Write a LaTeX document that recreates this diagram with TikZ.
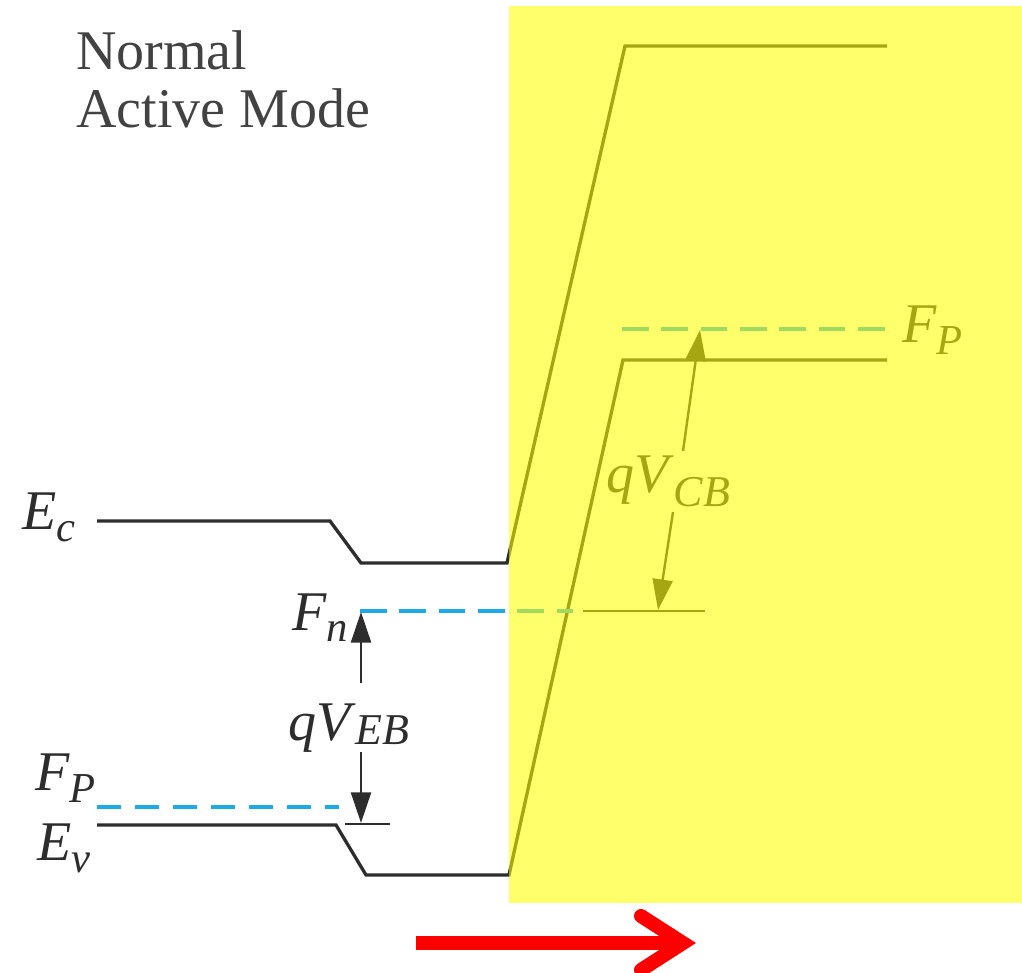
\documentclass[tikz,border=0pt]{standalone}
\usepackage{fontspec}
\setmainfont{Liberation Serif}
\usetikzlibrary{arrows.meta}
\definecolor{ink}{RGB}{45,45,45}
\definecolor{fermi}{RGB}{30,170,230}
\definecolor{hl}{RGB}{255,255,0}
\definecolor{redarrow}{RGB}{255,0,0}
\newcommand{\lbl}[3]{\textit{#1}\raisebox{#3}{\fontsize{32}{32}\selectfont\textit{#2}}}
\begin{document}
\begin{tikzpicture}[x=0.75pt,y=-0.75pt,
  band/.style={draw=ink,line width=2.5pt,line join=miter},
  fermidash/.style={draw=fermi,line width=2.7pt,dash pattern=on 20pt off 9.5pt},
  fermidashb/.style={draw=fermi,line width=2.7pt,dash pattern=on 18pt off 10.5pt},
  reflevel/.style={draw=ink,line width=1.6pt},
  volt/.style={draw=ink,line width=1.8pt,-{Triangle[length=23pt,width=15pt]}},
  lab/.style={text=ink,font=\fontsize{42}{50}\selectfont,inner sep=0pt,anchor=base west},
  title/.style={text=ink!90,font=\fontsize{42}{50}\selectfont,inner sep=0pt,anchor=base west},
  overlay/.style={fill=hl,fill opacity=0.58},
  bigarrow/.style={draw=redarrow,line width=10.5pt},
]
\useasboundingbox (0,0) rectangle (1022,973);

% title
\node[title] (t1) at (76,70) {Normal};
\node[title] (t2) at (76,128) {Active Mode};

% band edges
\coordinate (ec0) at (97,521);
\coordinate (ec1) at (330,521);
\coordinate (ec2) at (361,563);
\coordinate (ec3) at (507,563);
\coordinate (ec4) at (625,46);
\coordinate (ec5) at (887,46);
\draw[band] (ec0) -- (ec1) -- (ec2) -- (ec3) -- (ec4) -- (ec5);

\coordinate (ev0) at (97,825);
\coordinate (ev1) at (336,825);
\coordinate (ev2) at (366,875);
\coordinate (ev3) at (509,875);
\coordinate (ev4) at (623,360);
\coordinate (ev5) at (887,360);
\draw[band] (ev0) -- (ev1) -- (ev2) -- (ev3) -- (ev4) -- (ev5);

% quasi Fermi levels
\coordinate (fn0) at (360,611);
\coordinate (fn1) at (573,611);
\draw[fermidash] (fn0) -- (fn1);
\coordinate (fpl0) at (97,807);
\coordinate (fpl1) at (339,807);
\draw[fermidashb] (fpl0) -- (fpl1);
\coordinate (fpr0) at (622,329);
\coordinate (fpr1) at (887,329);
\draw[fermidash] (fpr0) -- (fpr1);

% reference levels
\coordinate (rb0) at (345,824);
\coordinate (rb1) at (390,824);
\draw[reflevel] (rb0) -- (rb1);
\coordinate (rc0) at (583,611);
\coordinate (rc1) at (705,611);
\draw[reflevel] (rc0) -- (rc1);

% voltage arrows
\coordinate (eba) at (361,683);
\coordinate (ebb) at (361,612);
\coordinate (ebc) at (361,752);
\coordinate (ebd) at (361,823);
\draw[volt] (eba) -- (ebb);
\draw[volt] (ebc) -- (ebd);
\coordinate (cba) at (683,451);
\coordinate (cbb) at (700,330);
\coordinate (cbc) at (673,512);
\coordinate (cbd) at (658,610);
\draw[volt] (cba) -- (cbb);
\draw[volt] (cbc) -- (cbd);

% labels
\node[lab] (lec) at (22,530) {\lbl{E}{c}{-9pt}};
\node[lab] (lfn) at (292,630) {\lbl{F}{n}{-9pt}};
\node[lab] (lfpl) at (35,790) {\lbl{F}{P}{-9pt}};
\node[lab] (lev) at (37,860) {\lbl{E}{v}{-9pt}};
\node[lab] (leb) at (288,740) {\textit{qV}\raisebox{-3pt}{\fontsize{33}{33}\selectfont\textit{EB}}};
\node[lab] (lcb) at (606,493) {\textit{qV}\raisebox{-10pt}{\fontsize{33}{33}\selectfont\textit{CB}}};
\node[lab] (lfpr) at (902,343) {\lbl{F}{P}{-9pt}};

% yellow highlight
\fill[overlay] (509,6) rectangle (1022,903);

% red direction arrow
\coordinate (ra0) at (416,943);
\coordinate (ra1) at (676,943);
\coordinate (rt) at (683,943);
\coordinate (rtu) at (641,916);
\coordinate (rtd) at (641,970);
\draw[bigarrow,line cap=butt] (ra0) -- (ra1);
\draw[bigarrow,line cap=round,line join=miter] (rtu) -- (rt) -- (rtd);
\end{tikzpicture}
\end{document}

────

WORK TO COMPLETE:
In the data above, please extract the lines from the first one through the line with "(ev4) -- (ev5);", exactly, and keep pictures out.

RESPONSE TO THE TASK:
Write a LaTeX document that recreates this diagram with TikZ.
\documentclass[tikz,border=0pt]{standalone}
\usepackage{fontspec}
\setmainfont{Liberation Serif}
\usetikzlibrary{arrows.meta}
\definecolor{ink}{RGB}{45,45,45}
\definecolor{fermi}{RGB}{30,170,230}
\definecolor{hl}{RGB}{255,255,0}
\definecolor{redarrow}{RGB}{255,0,0}
\newcommand{\lbl}[3]{\textit{#1}\raisebox{#3}{\fontsize{32}{32}\selectfont\textit{#2}}}
\begin{document}
\begin{tikzpicture}[x=0.75pt,y=-0.75pt,
  band/.style={draw=ink,line width=2.5pt,line join=miter},
  fermidash/.style={draw=fermi,line width=2.7pt,dash pattern=on 20pt off 9.5pt},
  fermidashb/.style={draw=fermi,line width=2.7pt,dash pattern=on 18pt off 10.5pt},
  reflevel/.style={draw=ink,line width=1.6pt},
  volt/.style={draw=ink,line width=1.8pt,-{Triangle[length=23pt,width=15pt]}},
  lab/.style={text=ink,font=\fontsize{42}{50}\selectfont,inner sep=0pt,anchor=base west},
  title/.style={text=ink!90,font=\fontsize{42}{50}\selectfont,inner sep=0pt,anchor=base west},
  overlay/.style={fill=hl,fill opacity=0.58},
  bigarrow/.style={draw=redarrow,line width=10.5pt},
]
\useasboundingbox (0,0) rectangle (1022,973);

% title
\node[title] (t1) at (76,70) {Normal};
\node[title] (t2) at (76,128) {Active Mode};

% band edges
\coordinate (ec0) at (97,521);
\coordinate (ec1) at (330,521);
\coordinate (ec2) at (361,563);
\coordinate (ec3) at (507,563);
\coordinate (ec4) at (625,46);
\coordinate (ec5) at (887,46);
\draw[band] (ec0) -- (ec1) -- (ec2) -- (ec3) -- (ec4) -- (ec5);

\coordinate (ev0) at (97,825);
\coordinate (ev1) at (336,825);
\coordinate (ev2) at (366,875);
\coordinate (ev3) at (509,875);
\coordinate (ev4) at (623,360);
\coordinate (ev5) at (887,360);
\draw[band] (ev0) -- (ev1) -- (ev2) -- (ev3) -- (ev4) -- (ev5);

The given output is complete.